Und weiter: „Keine Behörden, die ein Warnkonzept einfordern. Veranstalter mit krimineller Energie, die einfach das Beste hoffen und dann das Blaue vom Himmel lügen, dass alles ‚so plötzlich‘ kam. VerbrecherInnen, die sich bereichern und Glück haben, dass (zufällig) alle leben.“

Jörg Kachelmann: „Für Kinder wäre es dann tödlich“

Laut dem Meteorologen sei es aufgrund der sich schnell entwickelnden Gewitterwolken bereits um 17.30 Uhr, spätestens aber um 17.55 Uhr klar gewesen, dass die Gewitterfront das Festivalgelände erwischen würde.

Gegenüber der „Aachener Zeitung“ bekräftigte Kachelmann am Dienstag (3. Juni) seine Kritik. „Das war kein tödliches Gewitter, aber die Hagelkörner hätten auch doppelt so groß sein können – für Kinder wäre es dann tödlich“, so der Meteorologe. „Vor allem aber die Gefahr eines Blitzeinschlags auf dem Gelände hätte die Veranstalter früher dazu bewegen müssen, die Menschen in Sicherheit zu bringen.“

Veranstalter von „Jeck en de City“ nach Unwetter

Die Veranstalter von der Electrisize GmbH, die hinter dem Festival „Jeck en de City“ stecken, verteidigten wiederholt ihre Entscheidung, das Festival nicht frühzeitig abgebrochen zu haben.

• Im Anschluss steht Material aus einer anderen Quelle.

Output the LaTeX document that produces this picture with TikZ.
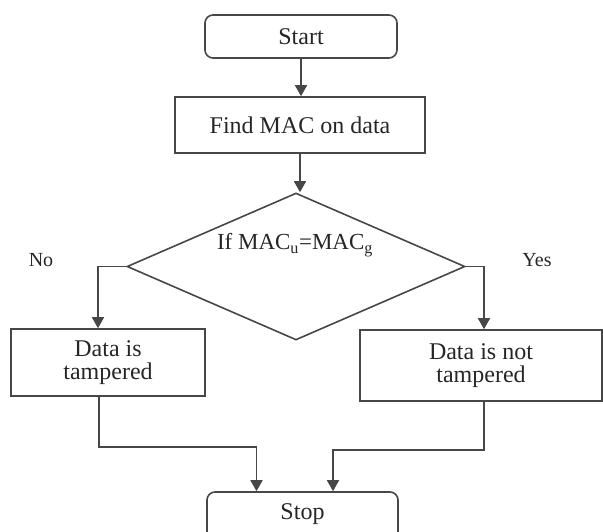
\documentclass[tikz,border=0pt]{standalone}
\usepackage{fontspec}
\setmainfont{Liberation Serif}
\usetikzlibrary{shapes.geometric,arrows.meta}
\begin{document}
\begin{tikzpicture}[x=1pt,y=-1pt,
  line width=1.6pt,
  every node/.style={text=black!85},
  stepbox/.style={draw=black!72,rectangle,inner sep=0pt,font=\fontsize{24}{25}\selectfont,align=center},
  termbox/.style={stepbox,rounded corners=8pt},
  lbl/.style={font=\fontsize{20}{22}\selectfont,inner sep=0pt},
  arr/.style={draw=black!72,-{Triangle[width=12pt,length=11pt]}},
  conn/.style={draw=black!72}]
\useasboundingbox (0,0) rectangle (603,531);
\clip (0,0) rectangle (603,531);
\node[termbox,minimum width=192pt,minimum height=43pt] (start) at (301,36.5) {Start};
\node[stepbox,minimum width=250pt,minimum height=56pt] (find) at (300,125) {Find MAC on data};
\node[draw=black!72,diamond,inner sep=0pt,minimum width=338pt,minimum height=147pt] (dia) at (296,266.5) {};
\node[font=\fontsize{23}{24}\selectfont,inner sep=0pt] (dtext) at (295,245) {If MAC\textsubscript{u}=MAC\textsubscript{g}};
\node[lbl] (no) at (41,260) {No};
\node[lbl] (yes) at (537,260) {Yes};
\node[stepbox,minimum width=194pt,minimum height=67pt] (ltamp) at (108,362.5) {Data is\\[-2pt]tampered};
\node[stepbox,minimum width=242pt,minimum height=71pt] (rtamp) at (481,365.5) {Data is not\\[-2pt]tampered};
\node[termbox,minimum width=191pt,minimum height=48pt] (stop) at (302.5,516) {};
\node[font=\fontsize{24}{25}\selectfont,inner sep=0pt] (stoptext) at (302.5,514) {Stop};
\coordinate (lj) at (180,447);
\coordinate (rj) at (420,450);
\draw[arr] (start.south) -- (start.south |- find.north);
\draw[arr] (find.south) -- (find.south |- dia.north);
\draw[arr] (dia.west) -| ([xshift=-10pt]ltamp.north);
\draw[arr] (dia.east) -| ([xshift=3pt]rtamp.north);
\draw[arr] ([xshift=-9pt]ltamp.south) |- (lj) -| ([xshift=-46pt]stop.north);
\draw[arr] ([xshift=3pt]rtamp.south) |- (rj) -| ([xshift=30.5pt]stop.north);
\end{tikzpicture}
\end{document}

Man habe sich das ganze auch ein wenig anders vorgestellt, erklärte eine Mitarbeiterin im unmittelbaren Anschluss der Veranstaltung. „Das Wichtigste ist, alle sind sicher nach Hause gekommen, kleinere Blessuren wurden behandelt.“

In den Kommentaren meldete sich eine Person, die berichtete, dass eine Bekannte, die auf dem Festival war, noch im Krankenhaus behandelt werden müsse. Bestätigt wurde dies bislang nicht. Von Seiten der Polizei wurde nur von elf Leichtverletzten gesprochen.

„Jeck en de City“ nimmt Entscheidung erneut in Schutz – und gesteht Fehler ein

Am Mittwoch (4. Juni) meldeten sich die Veranstalter erneut mit einer öffentlichen Mitteilung. „Wir stehen zu unseren Entscheidungen, auch wenn sie unter großem Zeitdruck getroffen werden mussten. Dass ein Unwetter mit solchen Ausmaßen über einem Festival entsteht, ist ein absoluter Ausnahmefall und hat nicht nur euch, sondern auch uns und auch die erfahrenen Einsatzkräfte vor extreme Herausforderungen gestellt.“ Zudem habe man in engem Kontakt mit den Behörden gewesen.

Man gestand unterdessen auch ein, Fehler gemacht zu haben, aus denen man lernen wolle. Durch den kurzfristig einsetzenden Hagel sei der Lärmpegel so hoch gewesen, dass man sich selbst mit Megaphonen kaum Verhör verschaffen konnte. Auch die Bemerkung „Wir haben alles im Griff“ zehn Minuten zuvor, habe dadurch unglücklich platziert gewirkt.